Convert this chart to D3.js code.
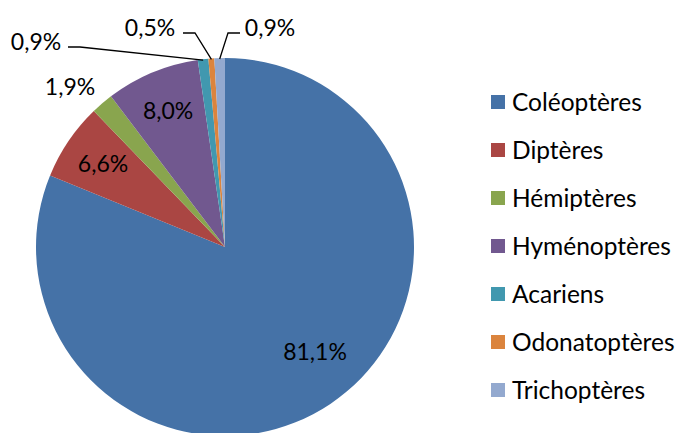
<!DOCTYPE html>
<html>
<head>
<meta charset="utf-8">
<script src="https://cdn.jsdelivr.net/npm/d3@7"></script>
<style>
  body { margin: 0; background: #fff; }
  text { font-family: Lato, "Open Sans", sans-serif; fill: #000; }
</style>
</head>
<body>
<svg id="chart" width="677" height="433"></svg>
<script>
// ---- data
var categories = ["Coléoptères", "Diptères", "Hémiptères", "Hyménoptères", "Acariens", "Odonatoptères", "Trichoptères"];
var values = [81.1, 6.6, 1.9, 8.0, 0.9, 0.5, 0.9];
var valueLabels = ["81,1%", "6,6%", "1,9%", "8,0%", "0,9%", "0,5%", "0,9%"];
var colors = ["#4572A7", "#AA4643", "#89A54E", "#71588F", "#4198AF", "#DB843D", "#93A9CF"];

// ---- sizes
var cx = 225, cy = 247, radius = 189;
var fontSize = 23, legendFont = 24.5;

var svg = d3.select("#chart");
var data = categories.map(function(c, i) { return {name: c, value: values[i], label: valueLabels[i], color: colors[i]}; });

var pie = d3.pie().sort(null).value(d => d.value);
var arcs = pie(data);
var arc = d3.arc().innerRadius(0).outerRadius(radius);

var g = svg.append("g").attr("transform", "translate(" + cx + "," + cy + ")");

g.selectAll(".slice")
  .data(arcs)
  .enter().append("path")
    .attr("class", "slice")
    .attr("d", arc)
    .style("fill", d => d.data.color);

// ---- labels
// inner labels on a ring, small slices outside with leader lines
var labelArc = d3.arc().innerRadius(radius * 0.78).outerRadius(radius * 0.78);
var edgeArc = d3.arc().innerRadius(radius).outerRadius(radius);

// label placement relative to the pie centre for the ones Excel moved
var labelSpots = [
  {i: 0, pos: [90, 105]},
  {i: 2, pos: [-155, -160]},
  {i: 4, pos: [-189, -205], leader: [-157, -200], dir: 1},
  {i: 5, pos: [-75, -219], leader: [-42, -214], dir: 1},
  {i: 6, pos: [45, -219], leader: [15, -214], dir: -1}
];

arcs.forEach(function(d, i) {
  var spot = labelSpots.find(s => s.i === i);
  var p = spot ? spot.pos : labelArc.centroid(d);

  if (spot && spot.leader) {
    var e = edgeArc.centroid(d);
    var lx = spot.leader[0], ly = spot.leader[1];
    var pts = [[lx, ly], [lx + 12 * spot.dir, ly], [e[0] * 0.995, e[1] * 0.995]];
    g.append("path")
      .attr("d", d3.line()(pts))
      .style("fill", "none")
      .style("stroke", "#000")
      .style("stroke-width", 1.3);
  }

  g.append("text")
    .attr("x", p[0])
    .attr("y", p[1])
    .attr("dy", "0.35em")
    .style("text-anchor", "middle")
    .style("font-size", fontSize + "px")
    .text(d.data.label);
});

// ---- legend
var legend = svg.append("g").attr("transform", "translate(491,102)");
var rowH = 48;
var items = legend.selectAll(".leg")
  .data(data)
  .enter().append("g")
    .attr("class", "leg")
    .attr("transform", (d, i) => "translate(0," + i * rowH + ")");
items.append("rect")
  .attr("x", 0).attr("y", -7)
  .attr("width", 14).attr("height", 14)
  .style("fill", d => d.color);
items.append("text")
  .attr("x", 21).attr("y", 0)
  .attr("dy", "0.35em")
  .style("font-size", legendFont + "px")
  .text(d => d.name);
</script>
</body>
</html>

• Exercise details: Set the lines above down again, word for word, from the first through the one containing "var p = spot"; pictures excluded.

• Completed task:
Convert this chart to D3.js code.
<!DOCTYPE html>
<html>
<head>
<meta charset="utf-8">
<script src="https://cdn.jsdelivr.net/npm/d3@7"></script>
<style>
  body { margin: 0; background: #fff; }
  text { font-family: Lato, "Open Sans", sans-serif; fill: #000; }
</style>
</head>
<body>
<svg id="chart" width="677" height="433"></svg>
<script>
// ---- data
var categories = ["Coléoptères", "Diptères", "Hémiptères", "Hyménoptères", "Acariens", "Odonatoptères", "Trichoptères"];
var values = [81.1, 6.6, 1.9, 8.0, 0.9, 0.5, 0.9];
var valueLabels = ["81,1%", "6,6%", "1,9%", "8,0%", "0,9%", "0,5%", "0,9%"];
var colors = ["#4572A7", "#AA4643", "#89A54E", "#71588F", "#4198AF", "#DB843D", "#93A9CF"];

// ---- sizes
var cx = 225, cy = 247, radius = 189;
var fontSize = 23, legendFont = 24.5;

var svg = d3.select("#chart");
var data = categories.map(function(c, i) { return {name: c, value: values[i], label: valueLabels[i], color: colors[i]}; });

var pie = d3.pie().sort(null).value(d => d.value);
var arcs = pie(data);
var arc = d3.arc().innerRadius(0).outerRadius(radius);

var g = svg.append("g").attr("transform", "translate(" + cx + "," + cy + ")");

g.selectAll(".slice")
  .data(arcs)
  .enter().append("path")
    .attr("class", "slice")
    .attr("d", arc)
    .style("fill", d => d.data.color);

// ---- labels
// inner labels on a ring, small slices outside with leader lines
var labelArc = d3.arc().innerRadius(radius * 0.78).outerRadius(radius * 0.78);
var edgeArc = d3.arc().innerRadius(radius).outerRadius(radius);

// label placement relative to the pie centre for the ones Excel moved
var labelSpots = [
  {i: 0, pos: [90, 105]},
  {i: 2, pos: [-155, -160]},
  {i: 4, pos: [-189, -205], leader: [-157, -200], dir: 1},
  {i: 5, pos: [-75, -219], leader: [-42, -214], dir: 1},
  {i: 6, pos: [45, -219], leader: [15, -214], dir: -1}
];

arcs.forEach(function(d, i) {
  var spot = labelSpots.find(s => s.i === i);
  var p = spot ? spot.pos : labelArc.centroid(d);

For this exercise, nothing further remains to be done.